Finding Beauty on the Busway

Sep 16, 2019

Guest blog by Jakub Rokita who received a Revoluton Arts Kickstarter Mini Commission grant in February 2019.

Around two years ago I started cycling. I figured it would keep me fit and help save some money.

The daily ride quickly became more than a return commute — I started looking closely at vanishing vistas and, with time, stopping to take some photographs. At that stage, I was taking a lot of extreme closeup shots of everyday objects and plants, and spent hours last summer at different locations along the Busway at different times of day.

At the end of last year, I secured a cheap action camera to my bicycle with some gaffer tape and took it for a ride, taking sequences of photographs in 5-second intervals.

I found a few Android apps that allowed me to put those sequences into a video and made Transit - a 60-second abstract stop-motion video.

I kept on taking photographs from my rides but shelved the project expansion until further notice. I couldn't see how I could push the subject matter with resources and time available then.

Revoluton Arts’ Kickstart Mini Commission is my first ever grant for an arts project. Sure, I did a lot of work during almost two decades and participated in a few group exhibits, but never was I offered funds for a project.

I wanted to revisit the theme of everyday commute — memories, familiar surroundings — but make it less about dark abstract vistas and more about capturing the spirit of creative energy building up in Luton: progression, development and change.

I chose to split the video into four parts (seasons?), each with their own colour palette, dynamic and soundtrack, but underpinned with a few common elements.

I composed the soundtracks in the tempo of 120 bpm but each individual track is inspired by different musical styles and gets progressively more dynamic, from lo-fi hip hop beats by way of dancehall, to techno and electro.

Starting with a basic black and white scheme, the animation moves through different colour combinations: purple taken from the Council's branding; orange from the Luton football team's kit; and finally blue and red taken from the coat of arms of the county.

The video is fast-paced and represents a journey in more than one sense — personal journey, changes in town, progression of time.

I hope local residents will find pleasure figuring out the small details left in the video, eg landmarks from around our town.

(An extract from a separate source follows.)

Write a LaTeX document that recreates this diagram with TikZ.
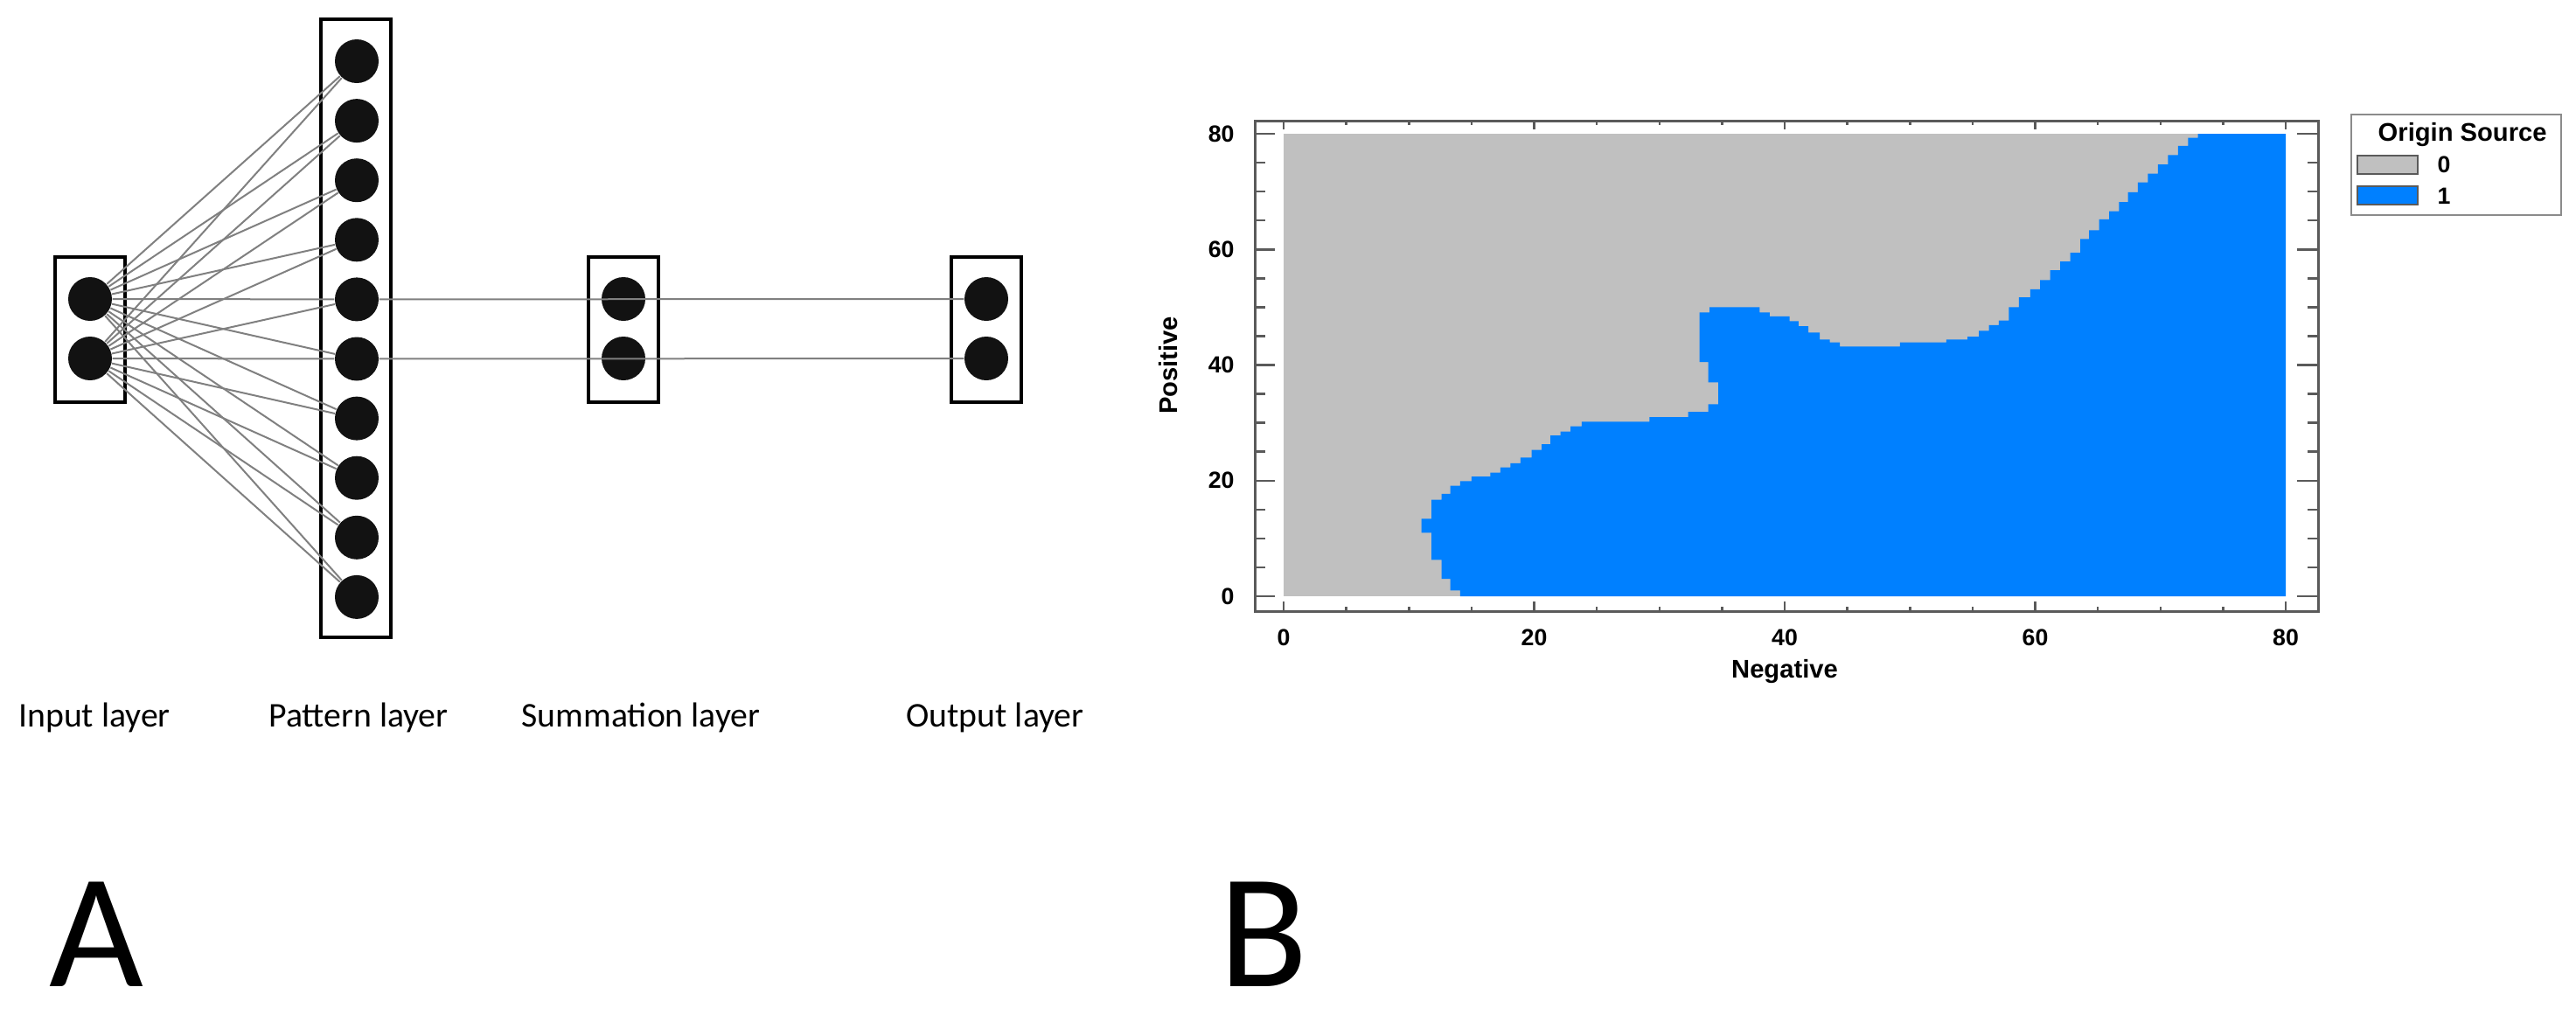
\documentclass[tikz,border=0pt]{standalone}
\usepackage{fontspec}
\setmainfont{Carlito}
\newfontfamily\chartfont{Liberation Sans}

\definecolor{regiongray}{HTML}{C0C0C0}
\definecolor{regionblue}{HTML}{0080FF}
\definecolor{framegray}{HTML}{5A5A5A}

\begin{document}
\begin{tikzpicture}[x=0.1mm, y=-0.1mm,
    neuron/.style={circle, fill=black!93, minimum size=5mm, inner sep=0pt},
    layerbox/.style={draw, line width=0.4mm, minimum width=8mm, inner sep=0pt},
    link/.style={draw=black!50, line width=0.2mm},
    layerlabel/.style={font=\fontsize{11.3}{13}\selectfont},
    panel/.style={font=\fontsize{53}{60}\selectfont, anchor=base, inner sep=0pt},
    ticklabel/.style={font=\chartfont\bfseries\fontsize{7.6}{9}\selectfont},
    axislabel/.style={font=\chartfont\bfseries\fontsize{8.3}{10}\selectfont},
    tick/.style={draw=framegray, line width=0.25mm}]

\useasboundingbox (0,0) rectangle (2946,1176);

% A: the network
\node[layerbox, minimum height=16.6mm] (inbox) at (102.5,377) {};
\node[layerbox, minimum height=70.7mm] (patbox) at (407,375.5) {};
\node[layerbox, minimum height=16.6mm] (sumbox) at (712.5,377) {};
\node[layerbox, minimum height=16.6mm] (outbox) at (1128,377) {};

\node[neuron] (i1) at (103,342) {};
\node[neuron] (i2) at (103,410) {};
\foreach \k in {1,...,10}
    \node[neuron] (p\k) at (408,{70+68.1*(\k-1)}) {};
\node[neuron] (s1) at (713,342) {};
\node[neuron] (s2) at (713,410) {};
\node[neuron] (o1) at (1128,342) {};
\node[neuron] (o2) at (1128,410) {};

\foreach \i in {1,2}
    \foreach \k in {1,...,10}
        \draw[link] (i\i) -- (p\k);
\draw[link] (p5) -- (o1);
\draw[link] (p6) -- (o2);

\node[layerlabel] (inlabel) at (108,821) {Input layer};
\node[layerlabel] (patlabel) at (410,821) {Pattern layer};
\node[layerlabel] (sumlabel) at (733,821) {Summation layer};
\node[layerlabel] (outlabel) at (1138,821) {Output layer};

\node[panel] (panelA) at (110,1128) {A};
\node[panel] (panelB) at (1445,1128) {B};

% B: the map
\begin{scope}[shift={(1468,682)}, x=1.4325mm, y=0.66125mm]
    \fill[regiongray] (0,0) rectangle (80,80);
    \fill[regionblue] plot coordinates {
        (14.1,0) (14.1,1.0) (13.3,1.0) (13.3,3.0) (12.6,3.0) (12.6,6.3)
        (11.8,6.3) (11.8,11.0) (11.0,11.0) (11.0,13.4) (11.8,13.4) (11.8,16.7)
        (12.6,16.7) (12.6,17.7) (13.3,17.7) (13.3,19.1) (14.1,19.1) (14.1,19.9)
        (15.0,19.9) (15.0,20.7) (16.5,20.7) (16.5,21.4) (17.3,21.4) (17.3,22.3)
        (18.1,22.3) (18.1,23.0) (18.9,23.0) (18.9,24.0) (19.8,24.0) (19.8,25.3)
        (20.6,25.3) (20.6,26.3) (21.3,26.3) (21.3,27.8) (22.1,27.8) (22.1,28.5)
        (22.9,28.5) (22.9,29.4) (23.8,29.4) (23.8,30.2) (29.2,30.2) (29.2,31.0)
        (32.3,31.0) (32.3,31.9) (33.9,31.9) (33.9,33.2) (34.7,33.2) (34.7,37.0)
        (33.9,37.0) (33.9,40.5) (33.2,40.5) (33.2,49.1) (34.0,49.1) (34.0,50.0)
        (38.0,50.0) (38.0,49.1) (38.8,49.1) (38.8,48.4) (40.4,48.4) (40.4,47.6)
        (41.1,47.6) (41.1,46.7) (41.9,46.7) (41.9,45.6) (42.8,45.6) (42.8,44.4)
        (43.6,44.4) (43.6,43.9) (44.4,43.9) (44.4,43.2) (49.2,43.2) (49.2,43.9)
        (52.9,43.9) (52.9,44.4) (54.6,44.4) (54.6,44.9) (55.5,44.9) (55.5,45.9)
        (56.3,45.9) (56.3,46.9) (57.1,46.9) (57.1,47.7) (57.9,47.7) (57.9,50.0)
        (58.7,50.0) (58.7,51.7) (59.6,51.7) (59.6,53.1) (60.4,53.1) (60.4,54.7)
        (61.2,54.7) (61.2,56.4) (62.0,56.4) (62.0,57.9) (62.8,57.9) (62.8,59.4)
        (63.6,59.4) (63.6,61.8) (64.3,61.8) (64.3,63.3) (65.1,63.3) (65.1,65.2)
        (65.9,65.2) (65.9,66.6) (66.7,66.6) (66.7,68.2) (67.4,68.2) (67.4,69.9)
        (68.2,69.9) (68.2,71.6) (69.0,71.6) (69.0,73.1) (69.8,73.1) (69.8,74.7)
        (70.6,74.7) (70.6,76.3) (71.4,76.3) (71.4,77.9) (72.2,77.9) (72.2,79.3)
        (73.0,79.3) (73.0,80) (80,80) (80,0)} -- cycle;
\end{scope}

\draw[framegray, line width=0.3mm] (1435,138) rectangle (2651,699);
\foreach \v [evaluate=\v as \ty using 682-6.6125*\v,
             evaluate=\v as \tx using 1468+14.325*\v,
             evaluate=\v as \ml using {mod(\v,20)==0 ? 1 : 0.5}] in {0,5,...,80} {
    \draw[tick] (1435,\ty) -- ++(23*\ml,0);
    \draw[tick] (2651,\ty) -- ++(-24*\ml,0);
    \draw[tick] (\tx,138) -- ++(0,10*\ml);
    \draw[tick] (\tx,699) -- ++(0,-11*\ml);
}
\foreach \v in {0,20,...,80} {
    \node[ticklabel, anchor=east] (ylab\v) at (1424,{682-6.6125*\v}) {\v};
    \node[ticklabel] (xlab\v) at ({1468+14.325*\v},729) {\v};
}
\node[axislabel] (xtitle) at (2041,768) {Negative};
\node[axislabel, rotate=90] (ytitle) at (1336,418) {Positive};

% legend
\draw[framegray!70, line width=0.25mm] (2689,131) rectangle (2929,246);
\node[axislabel, anchor=east] (legtitle) at (2925,154) {Origin Source};
\draw[framegray, line width=0.25mm, fill=regiongray] (2696,178) rectangle (2765,199);
\draw[framegray, line width=0.25mm, fill=regionblue] (2696,213) rectangle (2765,234);
\node[ticklabel] (legzero) at (2795,188) {0};
\node[ticklabel] (legone) at (2795,224) {1};
\end{tikzpicture}
\end{document}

I was given a carte blanche, which was another first - I didn't have to follow anyone else's brief but my own.

It took a few months to bring the project from concept to publishing and I received more support than could be expected and the whole process went smoothly.

I kept changing and adding elements to the project and doubtless tested the team's patience on more than one occasion, but we finally launched the project at the end of April 2019.

One of the last-minute changes was a trailer I thought to devise a few days before the launch, so that we could publish it and the main video — in four parts — over the course of the week.

Thanks to Revoluton Arts' online reach, In Transit totalled 1,500 views in the first week! I'm still surprised by this number, and that's not the best of it: the video has already been screened four times live in Luton town centre — three times on the Town Hall building itself — and it is lined up to be featured supporting an exhibit by an award-winning artist Sew N Sew.

Revoluton Arts has also given me the opportunity to share my work and experiences on several occasions: from the Kickstart Creative Café presentation at Luton Town Football Club, to coaching the new potential Kickstart applicants and being interviewed by Revoluton’s Digital Bootcamp participants.

The Kickstart programme really kickstarted my creative practice: I'm developing larger projects thanks to contacts made through the programme, I get to share my work and I'm still making video art. In fact, I have just finished In Transit, part 2 which will soon be published and am still working on further parts.